One of the biggest lessons I’ve learned in investing is that spreading yourself too thin rarely leads to extraordinary returns. Some of the greatest investors—Warren Buffett, Charlie Munger, and Stanley Druckenmiller—built their wealth not by owning dozens of stocks but by making bold, high-conviction bets on a few great ideas.
Why High Conviction Matters
1. Outsized Returns Come from Meaningful Bets
If you own 50 stocks, even a 10-bagger won’t significantly impact your portfolio. But if that stock is 15-20% of your holdings, it can be a game-changer. Concentration amplifies the upside when you’re right.
2. The Best Ideas Deserve the Most Capital
Buffett once said: “If you have a harem of 40 women, you never get to know any of them very well.” The same applies to investing—too much diversification leads to shallow understanding.
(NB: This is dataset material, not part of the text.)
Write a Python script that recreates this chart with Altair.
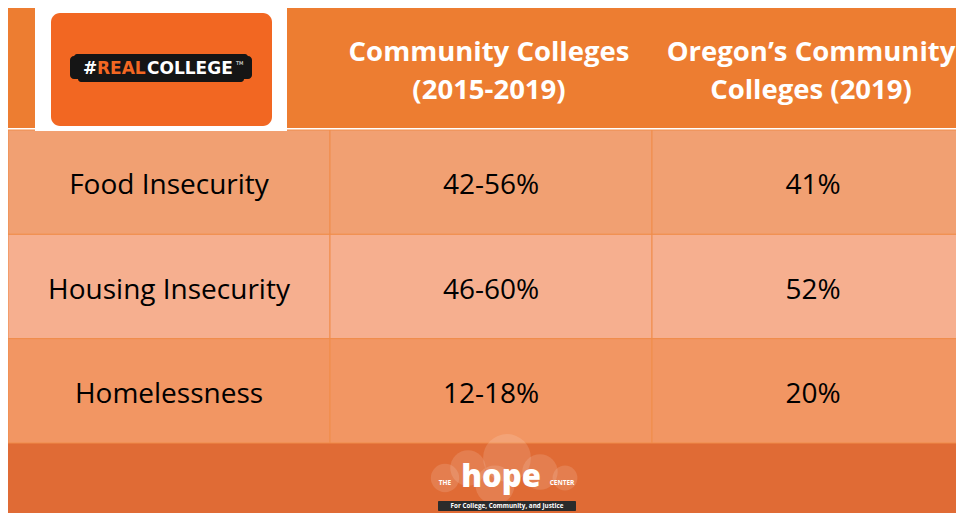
import altair as alt
import pandas as pd

# ---- data ----
categories = ["Food Insecurity", "Housing Insecurity", "Homelessness"]
cc_values = ["42-56%", "46-60%", "12-18%"]
oregon_values = ["41%", "52%", "20%"]
col_keys = ["label", "cc", "oregon"]
header_cols = ["cc", "oregon"]
header_line1 = ["Community Colleges", "Oregon’s Community"]
header_line2 = ["(2015-2019)", "Colleges (2019)"]
row_colors = ["#F1A072", "#F6AF8F", "#F29663"]

rows = []
for cat, v1, v2 in zip(categories, cc_values, oregon_values):
    rows.append({"row": cat, "col": "label", "text": cat})
    rows.append({"row": cat, "col": "cc", "text": v1})
    rows.append({"row": cat, "col": "oregon", "text": v2})
cells = pd.DataFrame(rows)
hdr = pd.DataFrame({"col": header_cols, "l1": header_line1, "l2": header_line2})
one = pd.DataFrame({"k": [0]})

W, H = 948, 505

X = alt.X("col:N", scale=alt.Scale(domain=col_keys, range=[0, 966], paddingInner=0, paddingOuter=0), axis=None)
Y = alt.Y("row:N", scale=alt.Scale(domain=categories, range=[122, 435], paddingInner=0, paddingOuter=0), axis=None)


def box(x, x2, y, y2, **kw):
    return alt.Chart(one).mark_rect(**kw).encode(
        x=alt.value(x), x2=alt.value(x2), y=alt.value(y), y2=alt.value(y2))


def label(txt, x, y, **kw):
    return alt.Chart(one).mark_text(text=txt, **kw).encode(x=alt.value(x), y=alt.value(y))


def dot(x, y, r):
    return alt.Chart(one).mark_circle(color="white", opacity=0.13, size=3.1416 * r * r).encode(
        x=alt.value(x), y=alt.value(y))


header_bg = box(0, W, 0, 120, fill="#ED7D31")
white_line = alt.Chart(one).mark_rule(color="white", strokeWidth=2).encode(
    x=alt.value(0), x2=alt.value(W), y=alt.value(121))
footer_bg = box(0, W, 435, H, fill="#E06B35")

cell_rects = alt.Chart(cells).mark_rect(stroke="#F08C4A", strokeWidth=1).encode(
    x=X, y=Y,
    fill=alt.Fill("row:N", scale=alt.Scale(domain=categories, range=row_colors), legend=None))

cell_text = alt.Chart(cells).mark_text(
    font="Open Sans", fontSize=28, color="black", baseline="alphabetic", dy=12).encode(
    x=X, y=Y, text="text:N")

hf = dict(font="Open Sans", fontSize=27.5, fontWeight="bold", color="white", baseline="alphabetic", dx=-2)
hdr1 = alt.Chart(hdr).mark_text(**hf).encode(x=X, y=alt.value(53), text="l1:N")
hdr2 = alt.Chart(hdr).mark_text(**hf).encode(x=X, y=alt.value(91), text="l2:N")

# #REALCOLLEGE logo
logo_white = box(27, 279, 0, 123, fill="white")
logo_orange = box(43, 264, 5, 118, fill="#F26722", cornerRadius=9)
brush = box(62, 244, 48, 71, fill="#151515", cornerRadius=4)
brush2 = box(66, 240, 46, 52, fill="#151515", cornerRadius=3)
brush3 = box(70, 236, 68, 74, fill="#151515", cornerRadius=3)
lf = dict(font="DejaVu Sans", fontSize=17, fontWeight="bold", align="left", baseline="alphabetic")
t_hash = label("#", 75, 66, color="white", **lf)
t_real = label("REAL", 89, 66, color="#F26722", **lf)
t_college = label("COLLEGE", 139, 66, color="white", **lf)
t_tm = label("TM", 228, 55, color="white", font="DejaVu Sans", fontSize=5, align="left")

# hope center logo
clouds = [dot(437, 470, 16), dot(460, 460, 20), dot(499, 450, 27), dot(487, 477, 22),
          dot(532, 464, 20), dot(557, 470, 14)]
t_hope = label("hope", 493, 479, color="white", font="Open Sans", fontSize=31, fontWeight=800,
               baseline="alphabetic")
t_the = label("THE", 437, 475, color="white", font="Open Sans", fontSize=6.5, fontWeight="bold")
t_center = label("CENTER", 554, 475, color="white", font="Open Sans", fontSize=6.5, fontWeight="bold")
tag_box = box(430, 568, 493, 503, fill="#2B2B2B", cornerRadius=1)
t_tag = label("For College, Community, and Justice", 499, 498, color="white", font="Open Sans",
              fontSize=6.3, fontWeight="bold")

chart = alt.layer(
    header_bg, white_line, footer_bg, cell_rects, cell_text, hdr1, hdr2,
    logo_white, logo_orange, brush, brush2, brush3, t_hash, t_real, t_college, t_tm,
    *clouds, t_hope, t_the, t_center, tag_box, t_tag,
).properties(
    width=W, height=H, padding=0, background="white",
    autosize=alt.AutoSizeParams(type="none"),
).configure_view(stroke=None)

chart.save("out.html", embed_options={"renderer": "svg", "actions": False})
I’d rather put my money where my research is strongest than spread it across mediocre ideas.
3. Holding Power & Avoiding Panic Selling
Many investors bail out too early because they don’t have true conviction in their positions. When you’ve done your homework and genuinely understand a company’s potential, it’s easier to stay the course during volatility. As Buffett put it: “When it’s raining gold, reach for a bucket, not a thimble.” Having the courage to double down on great opportunities is where real wealth is built.
4. Finding Asymmetry in Market Inefficiencies
The market often misprices companies facing temporary setbacks. If you’ve done your research and have high conviction, you can take advantage of these inefficiencies before the broader market catches on.
How I Build Conviction in Investments
1. Deep Research: I go beyond earnings reports—I listen to conference calls, track industry trends, and study competitive moats.
2. Evaluating Management: A great CEO can make or break a company’s long-term success.
3. Developing a Clear Thesis: I always document why I believe in an investment and what could prove me wrong.
4. Staying Focused: I track key developments without overreacting to short-term noise.
Balancing Conviction & Risk
Of course, there’s a fine line between conviction and overconfidence. A few things I always keep in mind:
• Re-evaluate Regularly: Just because I believe in an idea doesn’t mean I’m always right.
• Don’t Ignore Diversification Entirely: While I prefer concentration, I ensure I’m not overly exposed to a single risk.
• Patience is Key: Some of the best investments take time to play out.
Final Thoughts
High conviction has been one of the biggest differentiators in my investing journey. It’s not about making dozens of small bets—it’s about having the confidence to go big on the right ones. As Druckenmiller put it:
“The way to build superior long-term returns is through preservation of capital and home runs. You can’t have home runs if you have 40 stocks.”
At the end of the day, investing isn’t about being right all the time—it’s about being right when it truly matters.